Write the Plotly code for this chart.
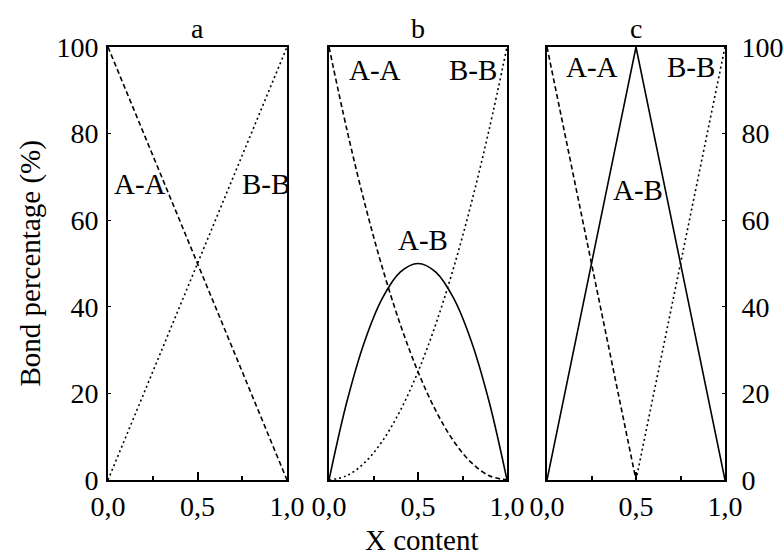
import plotly.graph_objects as go

# Composition axis (X content) shared by every panel
x_lin = [0.0, 1.0]
x_tri = [0.0, 0.5, 1.0]
x_par = [0.0, 0.1, 0.2, 0.3, 0.4, 0.5, 0.6, 0.7, 0.8, 0.9, 1.0]

# Panel a: A-A and B-B bonds only
a_AA = [100, 0]
a_BB = [0, 100]

# Panel b: random distribution
b_AA = [100, 81, 64, 49, 36, 25, 16, 9, 4, 1, 0]
b_BB = [0, 1, 4, 9, 16, 25, 36, 49, 64, 81, 100]
b_AB = [0, 18, 32, 42, 48, 50, 48, 42, 32, 18, 0]

# Panel c: ordered (maximum A-B) distribution
c_AA = [100, 0, None]
c_BB = [None, 0, 100]
c_AB = [0, 100, 0]

x_tickvals = [0, 0.5, 1.0]
x_ticktext = ["0,0", "0,5", "1,0"]
y_tickvals = [0, 20, 40, 60, 80, 100]
y_ticktext = ["0", "20", "40", "60", "80", "100"]

FONT = "Liberation Serif"
DASH = "5px,3px"
DOT = "2px,3px"
LW = 1.6

fig = go.Figure()

def add_line(x, y, dash, axis_idx, smooth=False):
    sfx = "" if axis_idx == 1 else str(axis_idx)
    fig.add_trace(go.Scatter(
        x=x, y=y, mode="lines",
        line=dict(color="black", width=LW, dash=dash,
                  shape="spline" if smooth else "linear", smoothing=1.0),
        xaxis="x" + sfx, yaxis="y" + sfx, showlegend=False, hoverinfo="skip",
    ))

add_line(x_lin, a_AA, DASH, 1)
add_line(x_lin, a_BB, DOT, 1)

add_line(x_par, b_AA, DASH, 2, smooth=True)
add_line(x_par, b_BB, DOT, 2, smooth=True)
add_line(x_par, b_AB, "solid", 2, smooth=True)

add_line(x_tri, c_AA, DASH, 3)
add_line(x_tri, c_BB, DOT, 3)
add_line(x_tri, c_AB, "solid", 3)

tickfont = dict(family=FONT, size=28, color="black")

def xaxis(domain, anchor):
    return dict(
        domain=domain, range=[0, 1], anchor=anchor, automargin=False,
        showgrid=False, zeroline=False,
        showline=True, linecolor="black", linewidth=2, mirror=True,
        tickvals=x_tickvals, ticktext=x_ticktext, tickfont=tickfont,
        ticks="inside", ticklen=8, tickwidth=1.5, tickcolor="black",
        ticklabelstandoff=0,
        minor=dict(tickvals=[0.25, 0.75], ticks="inside", ticklen=4,
                   tickwidth=1.5, tickcolor="black"),
    )

def yaxis(anchor, side, labels):
    return dict(
        domain=[0, 1], range=[0, 100], anchor=anchor, side=side, automargin=False,
        showgrid=False, zeroline=False,
        showline=True, linecolor="black", linewidth=2, mirror=True,
        tickvals=y_tickvals, ticktext=y_ticktext, tickfont=tickfont,
        showticklabels=labels,
        ticks="inside" if labels else "", ticklen=3, tickwidth=1, tickcolor="black",
        ticklabelstandoff=2 if side == "left" else 9,
    )

W = 784.0
left, right = 108, 725
span = right - left

def dom(a, b):
    return [(a - left) / span, (b - left) / span]

fig.update_layout(
    width=784, height=555,
    margin=dict(l=left, r=int(W - right), t=47, b=75),
    paper_bgcolor="white", plot_bgcolor="white",
    font=dict(family=FONT, color="black"),
    xaxis=xaxis(dom(108, 287), "y"),
    xaxis2=xaxis(dom(329, 507), "y2"),
    xaxis3=xaxis(dom(547, 725), "y3"),
    yaxis=yaxis("x", "left", True),
    yaxis2=yaxis("x2", "left", False),
    yaxis3=yaxis("x3", "right", True),
)

labfont = dict(family=FONT, size=29, color="black")

def label(text, x, y, axis_idx):
    sfx = "" if axis_idx == 1 else str(axis_idx)
    fig.add_annotation(text=text, x=x, y=y, xref="x" + sfx, yref="y" + sfx,
                       showarrow=False, font=labfont,
                       xanchor="center", yanchor="middle")

label("A-A", 0.18, 68.4, 1)
label("B-B", 0.88, 68.4, 1)
label("A-A", 0.26, 94.6, 2)
label("B-B", 0.81, 94.6, 2)
label("A-B", 0.53, 55.4, 2)
label("A-A", 0.25, 95.3, 3)
label("B-B", 0.81, 95.3, 3)
label("A-B", 0.51, 67.0, 3)

# Panel letters
for sfx, letter in [("", "a"), ("2", "b"), ("3", "c")]:
    fig.add_annotation(text=letter, x=0.5, y=1, xref="x" + sfx + " domain",
                       yref="y" + sfx + " domain", showarrow=False,
                       font=dict(family=FONT, size=28, color="black"),
                       xanchor="center", yanchor="bottom", yshift=1)

# Axis titles
fig.add_annotation(text="Bond percentage (%)", x=(30 - left) / span, y=0.5,
                   xref="paper", yref="paper", textangle=-90, showarrow=False,
                   font=dict(family=FONT, size=29, color="black"),
                   xanchor="center", yanchor="middle")
fig.add_annotation(text="X content", x=(422 - left) / span, y=(480 - 540) / 433,
                   xref="paper", yref="paper", showarrow=False,
                   font=dict(family=FONT, size=29, color="black"),
                   xanchor="center", yanchor="middle")

fig.write_html("out.html")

···

PROBLEM TO WORK ON.
Write out exactly the lines between the start of the data and the line with "a_BB = [0, 100]", including both, but none of the pictures.

ANSWER TO THE EXERCISE.
Write the Plotly code for this chart.
import plotly.graph_objects as go

# Composition axis (X content) shared by every panel
x_lin = [0.0, 1.0]
x_tri = [0.0, 0.5, 1.0]
x_par = [0.0, 0.1, 0.2, 0.3, 0.4, 0.5, 0.6, 0.7, 0.8, 0.9, 1.0]

# Panel a: A-A and B-B bonds only
a_AA = [100, 0]
a_BB = [0, 100]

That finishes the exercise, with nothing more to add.